▸ **What is required**: Repeat each line of the material below exactly as it appears, minus any pictures.

▸ **Stored data**:
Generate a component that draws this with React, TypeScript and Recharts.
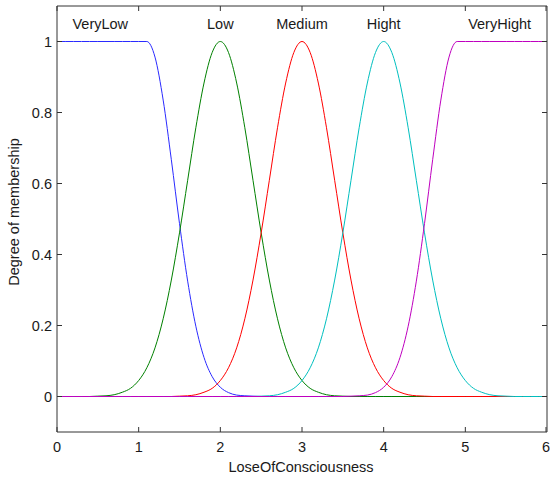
import { LineChart, Line, XAxis, YAxis, ReferenceDot } from "recharts";

// sampling grid on LoseOfConsciousness (0..6, step 0.1)
const xs = [
  0, 0.1, 0.2, 0.3, 0.4, 0.5, 0.6, 0.7, 0.8, 0.9,
  1, 1.1, 1.2, 1.3, 1.4, 1.5, 1.6, 1.7, 1.8, 1.9,
  2, 2.1, 2.2, 2.3, 2.4, 2.5, 2.6, 2.7, 2.8, 2.9,
  3, 3.1, 3.2, 3.3, 3.4, 3.5, 3.6, 3.7, 3.8, 3.9,
  4, 4.1, 4.2, 4.3, 4.4, 4.5, 4.6, 4.7, 4.8, 4.9,
  5, 5.1, 5.2, 5.3, 5.4, 5.5, 5.6, 5.7, 5.8, 5.9, 6,
];

// membership degrees
const veryLow = [
  1, 1, 1, 1, 1, 1, 1, 1, 1, 1,
  1, 1, 0.956, 0.835, 0.667, 0.487, 0.325, 0.198, 0.11, 0.056,
  0.026, 0.011, 0.004, 0.002, 0.001, 0, 0, 0, 0, 0,
  0, 0, 0, 0, 0, 0, 0, 0, 0, 0,
  0, 0, 0, 0, 0, 0, 0, 0, 0, 0,
  0, 0, 0, 0, 0, 0, 0, 0, 0, 0, 0,
];
const low = [
  0, 0, 0, 0, 0, 0.001, 0.002, 0.005, 0.012, 0.023,
  0.045, 0.081, 0.137, 0.219, 0.328, 0.461, 0.609, 0.757, 0.883, 0.969,
  1, 0.969, 0.883, 0.757, 0.609, 0.461, 0.328, 0.219, 0.137, 0.081,
  0.045, 0.023, 0.012, 0.005, 0.002, 0.001, 0, 0, 0, 0,
  0, 0, 0, 0, 0, 0, 0, 0, 0, 0,
  0, 0, 0, 0, 0, 0, 0, 0, 0, 0, 0,
];
const medium = [
  0, 0, 0, 0, 0, 0, 0, 0, 0, 0,
  0, 0, 0, 0, 0, 0.001, 0.002, 0.005, 0.012, 0.023,
  0.045, 0.081, 0.137, 0.219, 0.328, 0.461, 0.609, 0.757, 0.883, 0.969,
  1, 0.969, 0.883, 0.757, 0.609, 0.461, 0.328, 0.219, 0.137, 0.081,
  0.045, 0.023, 0.012, 0.005, 0.002, 0.001, 0, 0, 0, 0,
  0, 0, 0, 0, 0, 0, 0, 0, 0, 0, 0,
];
const hight = [
  0, 0, 0, 0, 0, 0, 0, 0, 0, 0,
  0, 0, 0, 0, 0, 0, 0, 0, 0, 0,
  0, 0, 0, 0, 0, 0.001, 0.002, 0.005, 0.012, 0.023,
  0.045, 0.081, 0.137, 0.219, 0.328, 0.461, 0.609, 0.757, 0.883, 0.969,
  1, 0.969, 0.883, 0.757, 0.609, 0.461, 0.328, 0.219, 0.137, 0.081,
  0.045, 0.023, 0.012, 0.005, 0.002, 0.001, 0, 0, 0, 0, 0,
];
const veryHight = [
  0, 0, 0, 0, 0, 0, 0, 0, 0, 0,
  0, 0, 0, 0, 0, 0, 0, 0, 0, 0,
  0, 0, 0, 0, 0, 0, 0, 0, 0, 0,
  0, 0, 0, 0, 0, 0, 0.001, 0.002, 0.004, 0.011,
  0.026, 0.056, 0.11, 0.198, 0.325, 0.487, 0.667, 0.835, 0.956, 1,
  1, 1, 1, 1, 1, 1, 1, 1, 1, 1, 1,
];

const mfNames = ["VeryLow", "Low", "Medium", "Hight", "VeryHight"];
const mfLabelX = [0.53, 2, 3, 4, 5.42];
const mfColors = ["#2a2aff", "#008000", "#ff0000", "#00bfbf", "#bf00bf"];
const mfKeys = ["veryLow", "low", "medium", "hight", "veryHight"];

const xTicks = [0, 1, 2, 3, 4, 5, 6];
const yTicks = [0, 0.2, 0.4, 0.6, 0.8, 1];

const data = xs.map((x, i) => ({
  x,
  veryLow: veryLow[i],
  low: low[i],
  medium: medium[i],
  hight: hight[i],
  veryHight: veryHight[i],
}));

const FONT = '"Liberation Sans", Arial, Helvetica, sans-serif';
const TXT = { fontFamily: FONT, fontSize: 14.5, fill: "#1a1a1a" };
const FRAME = "#333";

function LeftTick({ x, y, payload }: any) {
  return (
    <g>
      <line x1={x} y1={y} x2={x + 5} y2={y} stroke={FRAME} />
      <text x={x - 5} y={y} dy="0.36em" textAnchor="end" {...TXT}>
        {payload.value}
      </text>
    </g>
  );
}

function RightTick({ x, y }: any) {
  return <line x1={x - 5} y1={y} x2={x} y2={y} stroke={FRAME} />;
}

function BottomTick({ x, y, payload }: any) {
  return (
    <g>
      <line x1={x} y1={y} x2={x} y2={y - 5} stroke={FRAME} />
      <text x={x} y={y + 15} dy="0.36em" textAnchor="middle" {...TXT}>
        {payload.value}
      </text>
    </g>
  );
}

function TopTick({ x, y }: any) {
  return <line x1={x} y1={y} x2={x} y2={y + 5} stroke={FRAME} />;
}

export default function App() {
  return (
    <div style={{ position: "absolute", left: 0, top: 0, background: "#fff" }}>
      <LineChart
        width={550}
        height={480}
        data={data}
        margin={{ top: 0, right: 0, bottom: 0, left: 0 }}
      >
        <XAxis
          dataKey="x"
          type="number"
          domain={[0, 6]}
          ticks={xTicks}
          allowDataOverflow
          height={48}
          tickSize={0}
          tickMargin={0}
          tickLine={false}
          stroke={FRAME}
          tick={<BottomTick />}
          label={{
            content: () => (
              <text x={301} y={467} dy="0.36em" textAnchor="middle" {...TXT}>
                LoseOfConsciousness
              </text>
            ),
          }}
        />
        <XAxis
          xAxisId="top"
          orientation="top"
          dataKey="x"
          type="number"
          domain={[0, 6]}
          ticks={xTicks}
          allowDataOverflow
          height={6}
          tickSize={0}
          tickMargin={0}
          tickLine={false}
          stroke={FRAME}
          tick={<TopTick />}
        />
        <YAxis
          type="number"
          domain={[-0.1, 1.1]}
          ticks={yTicks}
          allowDataOverflow
          width={57}
          tickSize={0}
          tickMargin={0}
          tickLine={false}
          stroke={FRAME}
          tick={<LeftTick />}
          label={{
            content: () => (
              <text
                x={14}
                y={212}
                dy="0.36em"
                textAnchor="middle"
                transform="rotate(-90 14 212)"
                {...TXT}
              >
                Degree of membership
              </text>
            ),
          }}
        />
        <YAxis
          yAxisId="right"
          orientation="right"
          type="number"
          domain={[-0.1, 1.1]}
          ticks={yTicks}
          allowDataOverflow
          width={3}
          tickSize={0}
          tickMargin={0}
          tickLine={false}
          stroke={FRAME}
          tick={<RightTick />}
        />
        {mfKeys.map((k, i) => (
          <Line
            key={k}
            dataKey={k}
            type="monotone"
            stroke={mfColors[i]}
            strokeWidth={1}
            dot={false}
            activeDot={false}
            isAnimationActive={false}
          />
        ))}
        {mfNames.map((name, i) => (
          <ReferenceDot
            key={name}
            x={mfLabelX[i]}
            y={1.05}
            r={0}
            fill="none"
            stroke="none"
            ifOverflow="visible"
            label={{ value: name, position: "center", ...TXT }}
          />
        ))}
      </LineChart>
    </div>
  );
}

▸ **Complete answer**:
Generate a component that draws this with React, TypeScript and Recharts.
import { LineChart, Line, XAxis, YAxis, ReferenceDot } from "recharts";

// sampling grid on LoseOfConsciousness (0..6, step 0.1)
const xs = [
  0, 0.1, 0.2, 0.3, 0.4, 0.5, 0.6, 0.7, 0.8, 0.9,
  1, 1.1, 1.2, 1.3, 1.4, 1.5, 1.6, 1.7, 1.8, 1.9,
  2, 2.1, 2.2, 2.3, 2.4, 2.5, 2.6, 2.7, 2.8, 2.9,
  3, 3.1, 3.2, 3.3, 3.4, 3.5, 3.6, 3.7, 3.8, 3.9,
  4, 4.1, 4.2, 4.3, 4.4, 4.5, 4.6, 4.7, 4.8, 4.9,
  5, 5.1, 5.2, 5.3, 5.4, 5.5, 5.6, 5.7, 5.8, 5.9, 6,
];

// membership degrees
const veryLow = [
  1, 1, 1, 1, 1, 1, 1, 1, 1, 1,
  1, 1, 0.956, 0.835, 0.667, 0.487, 0.325, 0.198, 0.11, 0.056,
  0.026, 0.011, 0.004, 0.002, 0.001, 0, 0, 0, 0, 0,
  0, 0, 0, 0, 0, 0, 0, 0, 0, 0,
  0, 0, 0, 0, 0, 0, 0, 0, 0, 0,
  0, 0, 0, 0, 0, 0, 0, 0, 0, 0, 0,
];
const low = [
  0, 0, 0, 0, 0, 0.001, 0.002, 0.005, 0.012, 0.023,
  0.045, 0.081, 0.137, 0.219, 0.328, 0.461, 0.609, 0.757, 0.883, 0.969,
  1, 0.969, 0.883, 0.757, 0.609, 0.461, 0.328, 0.219, 0.137, 0.081,
  0.045, 0.023, 0.012, 0.005, 0.002, 0.001, 0, 0, 0, 0,
  0, 0, 0, 0, 0, 0, 0, 0, 0, 0,
  0, 0, 0, 0, 0, 0, 0, 0, 0, 0, 0,
];
const medium = [
  0, 0, 0, 0, 0, 0, 0, 0, 0, 0,
  0, 0, 0, 0, 0, 0.001, 0.002, 0.005, 0.012, 0.023,
  0.045, 0.081, 0.137, 0.219, 0.328, 0.461, 0.609, 0.757, 0.883, 0.969,
  1, 0.969, 0.883, 0.757, 0.609, 0.461, 0.328, 0.219, 0.137, 0.081,
  0.045, 0.023, 0.012, 0.005, 0.002, 0.001, 0, 0, 0, 0,
  0, 0, 0, 0, 0, 0, 0, 0, 0, 0, 0,
];
const hight = [
  0, 0, 0, 0, 0, 0, 0, 0, 0, 0,
  0, 0, 0, 0, 0, 0, 0, 0, 0, 0,
  0, 0, 0, 0, 0, 0.001, 0.002, 0.005, 0.012, 0.023,
  0.045, 0.081, 0.137, 0.219, 0.328, 0.461, 0.609, 0.757, 0.883, 0.969,
  1, 0.969, 0.883, 0.757, 0.609, 0.461, 0.328, 0.219, 0.137, 0.081,
  0.045, 0.023, 0.012, 0.005, 0.002, 0.001, 0, 0, 0, 0, 0,
];
const veryHight = [
  0, 0, 0, 0, 0, 0, 0, 0, 0, 0,
  0, 0, 0, 0, 0, 0, 0, 0, 0, 0,
  0, 0, 0, 0, 0, 0, 0, 0, 0, 0,
  0, 0, 0, 0, 0, 0, 0.001, 0.002, 0.004, 0.011,
  0.026, 0.056, 0.11, 0.198, 0.325, 0.487, 0.667, 0.835, 0.956, 1,
  1, 1, 1, 1, 1, 1, 1, 1, 1, 1, 1,
];

const mfNames = ["VeryLow", "Low", "Medium", "Hight", "VeryHight"];
const mfLabelX = [0.53, 2, 3, 4, 5.42];
const mfColors = ["#2a2aff", "#008000", "#ff0000", "#00bfbf", "#bf00bf"];
const mfKeys = ["veryLow", "low", "medium", "hight", "veryHight"];

const xTicks = [0, 1, 2, 3, 4, 5, 6];
const yTicks = [0, 0.2, 0.4, 0.6, 0.8, 1];

const data = xs.map((x, i) => ({
  x,
  veryLow: veryLow[i],
  low: low[i],
  medium: medium[i],
  hight: hight[i],
  veryHight: veryHight[i],
}));

const FONT = '"Liberation Sans", Arial, Helvetica, sans-serif';
const TXT = { fontFamily: FONT, fontSize: 14.5, fill: "#1a1a1a" };
const FRAME = "#333";

function LeftTick({ x, y, payload }: any) {
  return (
    <g>
      <line x1={x} y1={y} x2={x + 5} y2={y} stroke={FRAME} />
      <text x={x - 5} y={y} dy="0.36em" textAnchor="end" {...TXT}>
        {payload.value}
      </text>
    </g>
  );
}

function RightTick({ x, y }: any) {
  return <line x1={x - 5} y1={y} x2={x} y2={y} stroke={FRAME} />;
}

function BottomTick({ x, y, payload }: any) {
  return (
    <g>
      <line x1={x} y1={y} x2={x} y2={y - 5} stroke={FRAME} />
      <text x={x} y={y + 15} dy="0.36em" textAnchor="middle" {...TXT}>
        {payload.value}
      </text>
    </g>
  );
}

function TopTick({ x, y }: any) {
  return <line x1={x} y1={y} x2={x} y2={y + 5} stroke={FRAME} />;
}

export default function App() {
  return (
    <div style={{ position: "absolute", left: 0, top: 0, background: "#fff" }}>
      <LineChart
        width={550}
        height={480}
        data={data}
        margin={{ top: 0, right: 0, bottom: 0, left: 0 }}
      >
        <XAxis
          dataKey="x"
          type="number"
          domain={[0, 6]}
          ticks={xTicks}
          allowDataOverflow
          height={48}
          tickSize={0}
          tickMargin={0}
          tickLine={false}
          stroke={FRAME}
          tick={<BottomTick />}
          label={{
            content: () => (
              <text x={301} y={467} dy="0.36em" textAnchor="middle" {...TXT}>
                LoseOfConsciousness
              </text>
            ),
          }}
        />
        <XAxis
          xAxisId="top"
          orientation="top"
          dataKey="x"
          type="number"
          domain={[0, 6]}
          ticks={xTicks}
          allowDataOverflow
          height={6}
          tickSize={0}
          tickMargin={0}
          tickLine={false}
          stroke={FRAME}
          tick={<TopTick />}
        />
        <YAxis
          type="number"
          domain={[-0.1, 1.1]}
          ticks={yTicks}
          allowDataOverflow
          width={57}
          tickSize={0}
          tickMargin={0}
          tickLine={false}
          stroke={FRAME}
          tick={<LeftTick />}
          label={{
            content: () => (
              <text
                x={14}
                y={212}
                dy="0.36em"
                textAnchor="middle"
                transform="rotate(-90 14 212)"
                {...TXT}
              >
                Degree of membership
              </text>
            ),
          }}
        />
        <YAxis
          yAxisId="right"
          orientation="right"
          type="number"
          domain={[-0.1, 1.1]}
          ticks={yTicks}
          allowDataOverflow
          width={3}
          tickSize={0}
          tickMargin={0}
          tickLine={false}
          stroke={FRAME}
          tick={<RightTick />}
        />
        {mfKeys.map((k, i) => (
          <Line
            key={k}
            dataKey={k}
            type="monotone"
            stroke={mfColors[i]}
            strokeWidth={1}
            dot={false}
            activeDot={false}
            isAnimationActive={false}
          />
        ))}
        {mfNames.map((name, i) => (
          <ReferenceDot
            key={name}
            x={mfLabelX[i]}
            y={1.05}
            r={0}
            fill="none"
            stroke="none"
            ifOverflow="visible"
            label={{ value: name, position: "center", ...TXT }}
          />
        ))}
      </LineChart>
    </div>
  );
}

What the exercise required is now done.